I recently read an article in an Orange County paper wherein a 86 year old man was walking his dog in his cul-de-sac at 11 a.m. when a white SUV began following him.
The SUV pulled ahead of him and parked A white man about 50-years-old got out of the car, along with a white boy about 12 or 14-years-old. The man told the senior he was a roofer working in the neighborhood and that many of the roofs were leaking. The man, who brought a ladder with him, offered him a free roof inspection.
The Senior man initially refused but relented, figuring that because the roofer had his “son” with him, there wouldn’t be any reason to worry.
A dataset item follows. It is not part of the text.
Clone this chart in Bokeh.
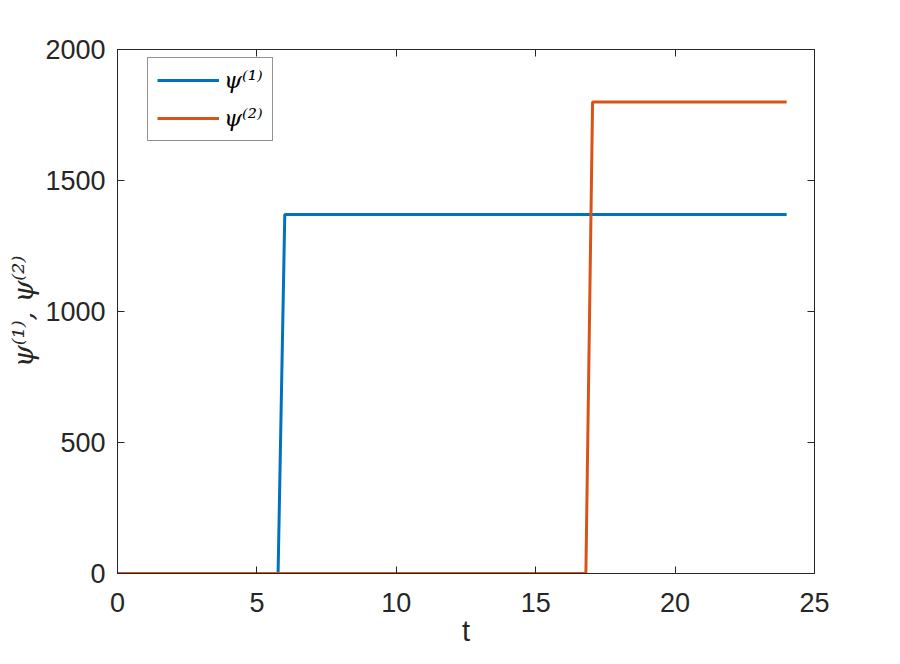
from bokeh.plotting import figure
from bokeh.models import Range1d, LinearAxis, FixedTicker, Legend, LegendItem
from bokeh.embed import file_html
from bokeh.resources import INLINE

# Data
t = [0, 5.76, 6.0, 16.8, 17.04, 24]
psi1 = [0, 0, 1370, 1370, 1370, 1370]
psi2 = [0, 0, 0, 0, 1800, 1800]
x_ticks = [0, 5, 10, 15, 20, 25]
y_ticks = [0, 500, 1000, 1500, 2000]
series_labels = ["ψ⁽¹⁾", "ψ⁽²⁾"]
series_colors = ["#0072BD", "#D95319"]
x_label = "t"
y_label = "ψ⁽¹⁾, ψ⁽²⁾"

AX = "#262626"

p = figure(width=892, height=656, output_backend="svg", toolbar_location=None,
           x_range=Range1d(0, 25), y_range=Range1d(0, 2000),
           min_border_left=117, min_border_top=49, min_border_right=78, min_border_bottom=83,
           background_fill_color="white", border_fill_color="white")
p.grid.visible = False
p.outline_line_color = AX
p.outline_line_width = 1

def style_axis(ax, ticks, show_labels=True):
    ax.ticker = FixedTicker(ticks=ticks)
    ax.major_tick_in = 7
    ax.major_tick_out = 0
    ax.minor_tick_line_color = None
    ax.axis_line_color = AX
    ax.major_tick_line_color = AX
    ax.major_label_text_color = AX
    ax.major_label_text_font = "Liberation Sans"
    ax.major_label_text_font_size = "27px"
    if not show_labels:
        ax.major_label_text_font_size = "0px"
        ax.major_label_text_color = None

style_axis(p.xaxis[0], x_ticks)
style_axis(p.yaxis[0], y_ticks)
p.xaxis[0].major_label_standoff = 19
p.yaxis[0].major_label_standoff = 12

p.xaxis[0].axis_label = x_label
p.xaxis[0].axis_label_text_font = "Liberation Sans"
p.xaxis[0].axis_label_text_font_style = "normal"
p.xaxis[0].axis_label_text_font_size = "29px"
p.xaxis[0].axis_label_text_color = AX
p.xaxis[0].axis_label_standoff = 0

p.yaxis[0].axis_label = y_label
p.yaxis[0].axis_label_text_font = "DejaVu Serif"
p.yaxis[0].axis_label_text_font_style = "italic"
p.yaxis[0].axis_label_text_font_size = "28px"
p.yaxis[0].axis_label_text_color = AX
p.yaxis[0].axis_label_standoff = 2

top_ax = LinearAxis()
style_axis(top_ax, x_ticks, show_labels=False)
p.add_layout(top_ax, "above")
right_ax = LinearAxis()
style_axis(right_ax, y_ticks, show_labels=False)
p.add_layout(right_ax, "right")

r1 = p.line(t, psi1, line_color=series_colors[0], line_width=3)
r2 = p.line(t, psi2, line_color=series_colors[1], line_width=3)

legend = Legend(items=[LegendItem(label=series_labels[0], renderers=[r1]),
                       LegendItem(label=series_labels[1], renderers=[r2])],
                location=(30, 432), orientation="vertical")
legend.label_text_font = "DejaVu Serif"
legend.label_text_font_style = "italic"
legend.label_text_font_size = "23px"
legend.label_text_color = "black"
legend.glyph_width = 62
legend.glyph_height = 20
legend.label_height = 20
legend.label_standoff = 5
legend.spacing = 12
legend.padding = 9
legend.margin = 0
legend.border_line_color = AX
legend.border_line_width = 1
legend.background_fill_color = "white"
legend.background_fill_alpha = 1
p.add_layout(legend, "center")

open("out.html", "w").write(file_html(p, INLINE))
The boy had obviously been trained in distraction, keeping the elderly man occupied in his den while the imposter roofer rifled through his home and stole $200,000.00 in jewelry.“He made me feel warm and nice because he was a young kid,” The senior stated to the police. “ The boy and I talked about his interests and schoolwork.”Finally, the man returned and shepherded the elderly man into the kitchen, showing him a puddle of water on the floor and a wet ceiling above – water the con-man clearly put there himself..
The burglar then told the boy, “Come on, we’ve got to get up on the roof to fix this,” But that’s when the two con artists took their ladder and left with their loot, leaving the senior in his den thinking they were working on the roof.
“It just tells you how old I am that I didn’t see something that was obvious to everyone else,” he said. “What gets me is not the stuff I lost, but that I’m so old.to defend myself.”
My mantra is and will always be…Open our eyes, look out for seniors in our neighborhood,! Make it our mission to check on them often, especially if you see a vehicle parked in front of their house.